At first Phil the Philodendron, my once-bedraggled Wellesley Recycling and Disposal Facility rescue plant, didn’t mind being moved into the house for the winter. For September and most of October, his sunny upstairs conditions closely matched those of his summertime happy place on the front steps. I kept the windows open for him so that, ensconced in my office, Phil could feel the breezes and warm-enough temperatures of early fall. Every day I tell him how handsome he looks, and how much I appreciate his company.
Sweet talk hasn’t been enough. Once November hit, I closed the windows, and Phil went into a small pout. He expressed this by turning bits of himself yellow and affecting a faint. But he didn’t squander his biggest most beautiful leaves, I noticed. Just those that were already a little scraggly and weren’t doing much for the overall bold aesthetic Phil strives for.
That’s how I could tell Phil’s funk was only minor, and he doesn’t really mean to worry me. He can’t fool me, nor can he hide the two new shoots he recently sent ceiling-ward. He also allowed two roots to escape the confines of his pot with instructions to explore the braided rug and hardwood floor beneath, and report back. That’s not the behavior of a houseplant that’s giving up.

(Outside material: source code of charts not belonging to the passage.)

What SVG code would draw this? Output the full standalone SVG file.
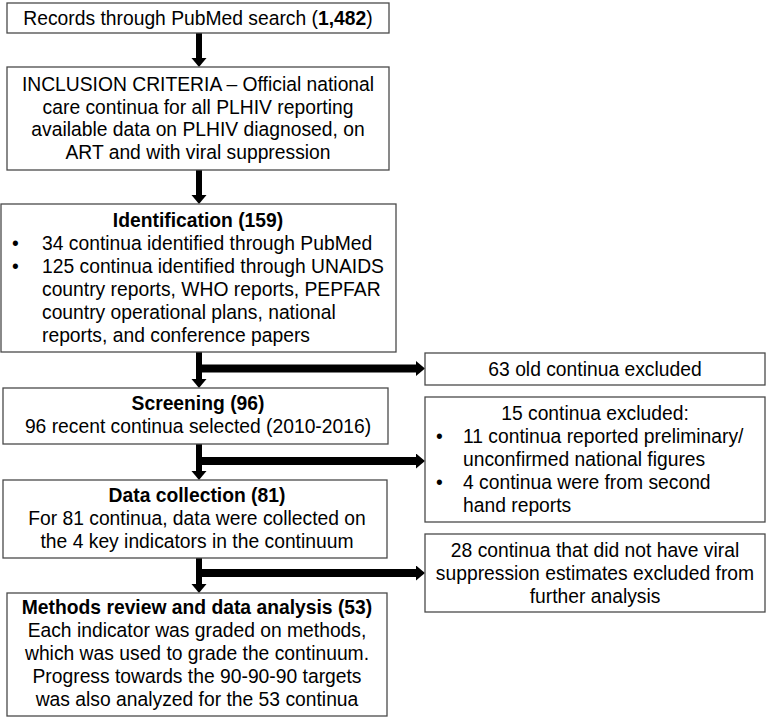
<svg xmlns="http://www.w3.org/2000/svg" width="767" height="720" viewBox="0 0 767 720">
<style>
.box{fill:#fff;stroke:#4a4a4a;stroke-width:1.3}
text{font-family:"Liberation Sans",Arial,sans-serif;font-size:19.3px;fill:#000}
.c{text-anchor:middle}
.b{font-weight:bold}
.v{stroke:#000;stroke-width:6;fill:none}
.h{stroke:#000;stroke-width:8;fill:none}
</style>
<defs>
<marker id="ah" markerUnits="userSpaceOnUse" markerWidth="10" markerHeight="16" refX="0" refY="7.5" orient="auto">
<path d="M0,0 L9,7.5 L0,15 Z" fill="#000"/>
</marker>
</defs>
<rect width="767" height="720" fill="#fff"/>
<g id="connectors">
<line class="v" x1="199" y1="33" x2="199" y2="58" marker-end="url(#ah)"/>
<line class="v" x1="199" y1="170" x2="199" y2="195" marker-end="url(#ah)"/>
<line class="v" x1="199" y1="352" x2="199" y2="379" marker-end="url(#ah)"/>
<line class="h" x1="196" y1="368.5" x2="416" y2="368.5" marker-end="url(#ah)"/>
<line class="v" x1="199" y1="444" x2="199" y2="471" marker-end="url(#ah)"/>
<line class="h" x1="196" y1="461" x2="416" y2="461" marker-end="url(#ah)"/>
<line class="v" x1="199" y1="558" x2="199" y2="584" marker-end="url(#ah)"/>
<line class="h" x1="196" y1="573" x2="416" y2="573" marker-end="url(#ah)"/>
</g>
<g id="records">
<rect class="box" x="7" y="3" width="382" height="30"/>
<text class="c" x="198" y="25">Records through PubMed search (<tspan class="b">1,482</tspan>)</text>
</g>
<g id="inclusion">
<rect class="box" x="7" y="67" width="382" height="103"/>
<text class="c" x="198" y="91">INCLUSION CRITERIA – Official national</text>
<text class="c" x="198" y="113.5">care continua for all PLHIV reporting</text>
<text class="c" x="198" y="136">available data on PLHIV diagnosed, on</text>
<text class="c" x="198" y="158.5">ART and with viral suppression</text>
</g>
<g id="identification">
<rect class="box" x="1" y="204" width="395" height="148"/>
<text class="c b" x="198" y="227">Identification (159)</text>
<text x="12" y="250">•</text><text x="42" y="250">34 continua identified through PubMed</text>
<text x="12" y="273">•</text><text x="42" y="273">125 continua identified through UNAIDS</text>
<text x="42" y="296">country reports, WHO reports, PEPFAR</text>
<text x="42" y="319">country operational plans, national</text>
<text x="42" y="342">reports, and conference papers</text>
</g>
<g id="old-excluded">
<rect class="box" x="425" y="353" width="340" height="32"/>
<text class="c" x="595" y="376">63 old continua excluded</text>
</g>
<g id="screening">
<rect class="box" x="3" y="388" width="385" height="56"/>
<text class="c b" x="198" y="410">Screening (96)</text>
<text class="c" x="198" y="433">96 recent continua selected (2010-2016)</text>
</g>
<g id="excluded-15">
<rect class="box" x="425" y="397" width="340" height="125"/>
<text class="c" x="595" y="420">15 continua excluded:</text>
<text x="436" y="443">•</text><text x="463" y="443">11 continua reported preliminary/</text>
<text x="463" y="466">unconfirmed national figures</text>
<text x="436" y="489">•</text><text x="463" y="489">4 continua were from second</text>
<text x="463" y="512">hand reports</text>
</g>
<g id="data-collection">
<rect class="box" x="3" y="480" width="384" height="78"/>
<text class="c b" x="197" y="502">Data collection (81)</text>
<text class="c" x="197" y="525">For 81 continua, data were collected on</text>
<text class="c" x="197" y="548">the 4 key indicators in the continuum</text>
</g>
<g id="excluded-28">
<rect class="box" x="425" y="534" width="340" height="78"/>
<text class="c" x="595" y="557">28 continua that did not have viral</text>
<text class="c" x="595" y="580">suppression estimates excluded from</text>
<text class="c" x="595" y="603">further analysis</text>
</g>
<g id="methods">
<rect class="box" x="7" y="593" width="380" height="123"/>
<text class="c b" x="197" y="614">Methods review and data analysis (53)</text>
<text class="c" x="197" y="637">Each indicator was graded on methods,</text>
<text class="c" x="197" y="660">which was used to grade the continuum.</text>
<text class="c" x="197" y="683">Progress towards the 90-90-90 targets</text>
<text class="c" x="197" y="706">was also analyzed for the 53 continua</text>
</g>
</svg>
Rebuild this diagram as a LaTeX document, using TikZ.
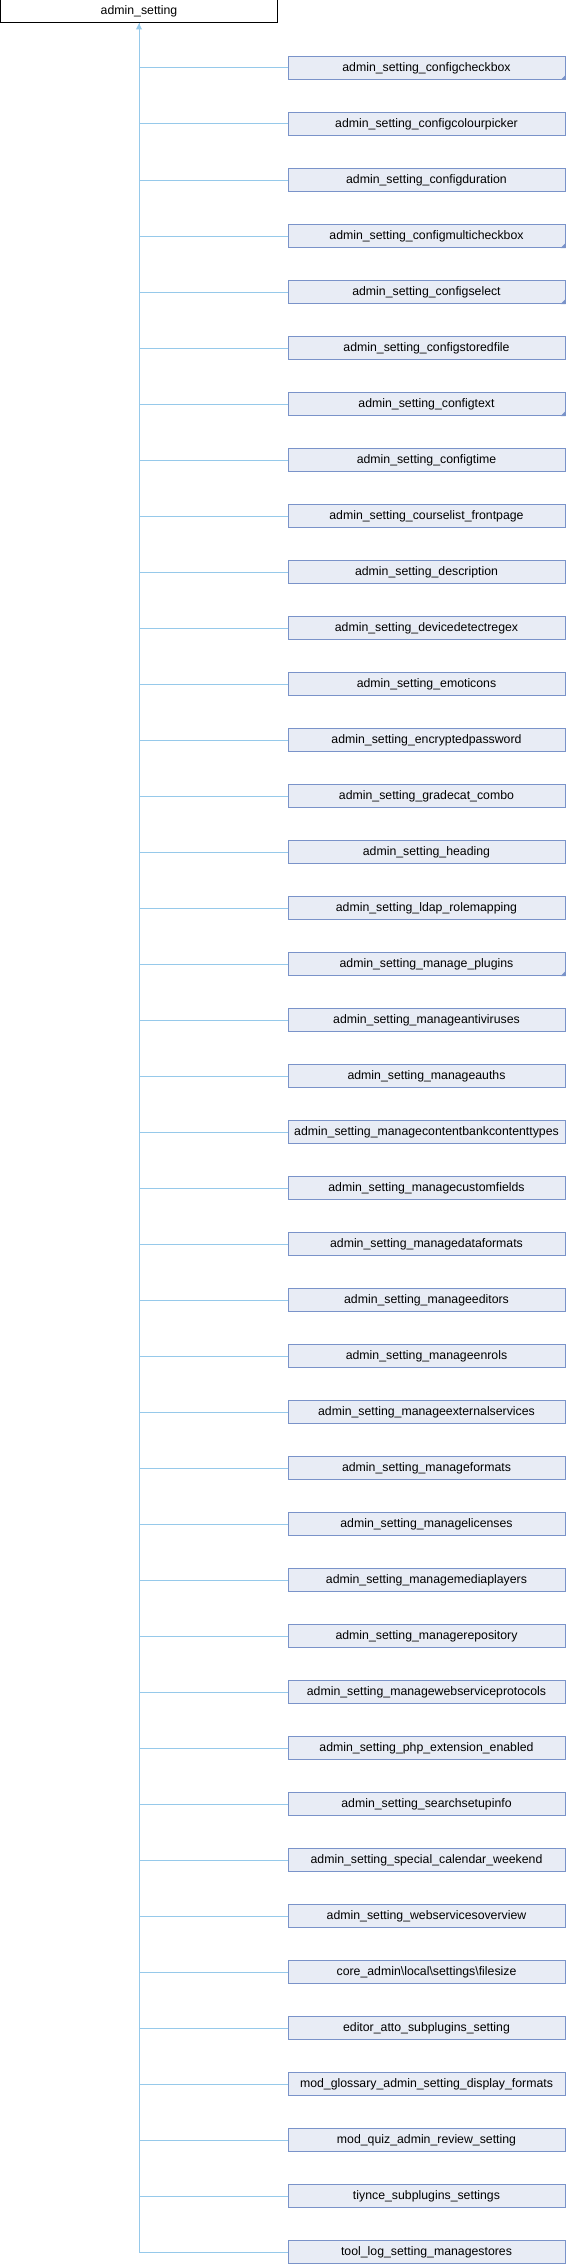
\documentclass[tikz,border=0pt]{standalone}
\usepackage{fontspec}
\setmainfont{Liberation Sans}
\usepackage{tikz}
\usetikzlibrary{arrows.meta}

\definecolor{boxfill}{HTML}{E8ECF5}
\definecolor{boxline}{HTML}{7A93C9}
\definecolor{linkline}{HTML}{96C9EA}

\begin{document}
\begin{tikzpicture}[>=stealth, node distance=56pt]
			\tikzstyle{base} = [draw=black, line width=1pt, fill=white, minimum width=277pt, minimum height=23pt, inner sep=0pt, font=\fontsize{12.3}{14}\selectfont]
			\tikzstyle{derived} = [draw=boxline, line width=1pt, fill=boxfill, minimum width=277pt, minimum height=23pt, inner sep=0pt, font=\fontsize{12.3}{14}\selectfont]
			\tikzstyle{link} = [draw=linkline, line width=1pt, to path={-| (\tikztotarget)}]
			\tikzstyle{corner} = [fill=boxline]
			\useasboundingbox (0pt,0pt) rectangle (566pt,-2264pt);
			\begin{scope}
			\path
			node[base] (root) at (139pt,-11.5pt) {admin\_setting}
			node[derived] (d1) at (426.5pt,-68pt) {admin\_setting\_configcheckbox}
			node[derived, below of=d1] (d2) {admin\_setting\_configcolourpicker}
			node[derived, below of=d2] (d3) {admin\_setting\_configduration}
			node[derived, below of=d3] (d4) {admin\_setting\_configmulticheckbox}
			node[derived, below of=d4] (d5) {admin\_setting\_configselect}
			node[derived, below of=d5] (d6) {admin\_setting\_configstoredfile}
			node[derived, below of=d6] (d7) {admin\_setting\_configtext}
			node[derived, below of=d7] (d8) {admin\_setting\_configtime}
			node[derived, below of=d8] (d9) {admin\_setting\_courselist\_frontpage}
			node[derived, below of=d9] (d10) {admin\_setting\_description}
			node[derived, below of=d10] (d11) {admin\_setting\_devicedetectregex}
			node[derived, below of=d11] (d12) {admin\_setting\_emoticons}
			node[derived, below of=d12] (d13) {admin\_setting\_encryptedpassword}
			node[derived, below of=d13] (d14) {admin\_setting\_gradecat\_combo}
			node[derived, below of=d14] (d15) {admin\_setting\_heading}
			node[derived, below of=d15] (d16) {admin\_setting\_ldap\_rolemapping}
			node[derived, below of=d16] (d17) {admin\_setting\_manage\_plugins}
			node[derived, below of=d17] (d18) {admin\_setting\_manageantiviruses}
			node[derived, below of=d18] (d19) {admin\_setting\_manageauths}
			node[derived, below of=d19] (d20) {admin\_setting\_managecontentbankcontenttypes}
			node[derived, below of=d20] (d21) {admin\_setting\_managecustomfields}
			node[derived, below of=d21] (d22) {admin\_setting\_managedataformats}
			node[derived, below of=d22] (d23) {admin\_setting\_manageeditors}
			node[derived, below of=d23] (d24) {admin\_setting\_manageenrols}
			node[derived, below of=d24] (d25) {admin\_setting\_manageexternalservices}
			node[derived, below of=d25] (d26) {admin\_setting\_manageformats}
			node[derived, below of=d26] (d27) {admin\_setting\_managelicenses}
			node[derived, below of=d27] (d28) {admin\_setting\_managemediaplayers}
			node[derived, below of=d28] (d29) {admin\_setting\_managerepository}
			node[derived, below of=d29] (d30) {admin\_setting\_managewebserviceprotocols}
			node[derived, below of=d30] (d31) {admin\_setting\_php\_extension\_enabled}
			node[derived, below of=d31] (d32) {admin\_setting\_searchsetupinfo}
			node[derived, below of=d32] (d33) {admin\_setting\_special\_calendar\_weekend}
			node[derived, below of=d33] (d34) {admin\_setting\_webservicesoverview}
			node[derived, below of=d34] (d35) {core\_admin\textbackslash local\textbackslash settings\textbackslash filesize}
			node[derived, below of=d35] (d36) {editor\_atto\_subplugins\_setting}
			node[derived, below of=d36] (d37) {mod\_glossary\_admin\_setting\_display\_formats}
			node[derived, below of=d37] (d38) {mod\_quiz\_admin\_review\_setting}
			node[derived, below of=d38] (d39) {tiynce\_subplugins\_settings}
			node[derived, below of=d39] (d40) {tool\_log\_setting\_managestores}
			;
			\path
			(d1.west) edge[link] (root.south)
			(d2.west) edge[link] (root.south)
			(d3.west) edge[link] (root.south)
			(d4.west) edge[link] (root.south)
			(d5.west) edge[link] (root.south)
			(d6.west) edge[link] (root.south)
			(d7.west) edge[link] (root.south)
			(d8.west) edge[link] (root.south)
			(d9.west) edge[link] (root.south)
			(d10.west) edge[link] (root.south)
			(d11.west) edge[link] (root.south)
			(d12.west) edge[link] (root.south)
			(d13.west) edge[link] (root.south)
			(d14.west) edge[link] (root.south)
			(d15.west) edge[link] (root.south)
			(d16.west) edge[link] (root.south)
			(d17.west) edge[link] (root.south)
			(d18.west) edge[link] (root.south)
			(d19.west) edge[link] (root.south)
			(d20.west) edge[link] (root.south)
			(d21.west) edge[link] (root.south)
			(d22.west) edge[link] (root.south)
			(d23.west) edge[link] (root.south)
			(d24.west) edge[link] (root.south)
			(d25.west) edge[link] (root.south)
			(d26.west) edge[link] (root.south)
			(d27.west) edge[link] (root.south)
			(d28.west) edge[link] (root.south)
			(d29.west) edge[link] (root.south)
			(d30.west) edge[link] (root.south)
			(d31.west) edge[link] (root.south)
			(d32.west) edge[link] (root.south)
			(d33.west) edge[link] (root.south)
			(d34.west) edge[link] (root.south)
			(d35.west) edge[link] (root.south)
			(d36.west) edge[link] (root.south)
			(d37.west) edge[link] (root.south)
			(d38.west) edge[link] (root.south)
			(d39.west) edge[link] (root.south)
			(d40.west) edge[link, -{Triangle[width=6pt, length=6pt]}] (root.south)
			;
			% small corner marks on classes with further subclasses
			\fill[corner] (d1.south east) -- ++(-5pt,0pt) -- ++(5pt,5pt) -- cycle;
			\fill[corner] (d4.south east) -- ++(-5pt,0pt) -- ++(5pt,5pt) -- cycle;
			\fill[corner] (d5.south east) -- ++(-5pt,0pt) -- ++(5pt,5pt) -- cycle;
			\fill[corner] (d7.south east) -- ++(-5pt,0pt) -- ++(5pt,5pt) -- cycle;
			\fill[corner] (d17.south east) -- ++(-5pt,0pt) -- ++(5pt,5pt) -- cycle;
			\end{scope}
			\end{tikzpicture}
\end{document}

Phil doesn’t have it so bad, as I remind him. For one thing, he’s kept properly hydrated. Watering Phil during the cold months is a very different proposition than during summer. When he’s outside enjoying the sunshine and sending up multiple shoots per week, Phil needs daily watering. Once inside, his water rations are doled out to but once per week. I take care of that on big grocery day—feed the family, feed Phil. As a memory technique, it works.
Don’t tell Phil, but I’ve recently been dallying with other plants. Uncle Jerry from Dorchester over the summer gave me a clipping of an unusual, spindly sort of houseplant. After a few months in a container of water, its root system has sprouted and seems ready for something more substantial. This weekend’s project: finding a suitable pot and letting its roots run free in a lightweight potting medium. (“Why not a potting large?” Swellesley Junior would ask.)
Also, I’ve decided that the spider plant is no longer happy on the kitchen shelf and needs a new home.
Next up: fussing around with winter bulbs. I just found the most wonderful amaryllis at the grocery store. That one’s for Uncle Jerry, pandemic-bound in Dorchester, but in good spirits and surrounded by his massive collection of well-tended plants. There’s always room for one more in Jerry’s front parlor. Mr. Swellesley is heading into Dot soon to take in Jerry’s collection of garden ornaments for the winter. No doubt he’ll send Bob home with another interesting clipping for me. A Christmas Cactus, I’ll bet. Even though Jerry knows I always somehow kill those. This time I’ll try extra-hard not to squander his faith in me. But no promises.
Knowledgable plantswoman KC emailed to identify the above plant for me. Turns out Uncle Jerry gave me a clipping of Hoya. KC informs me that “it loves to be neglected.”
I see a long and happy future for Hoya and me.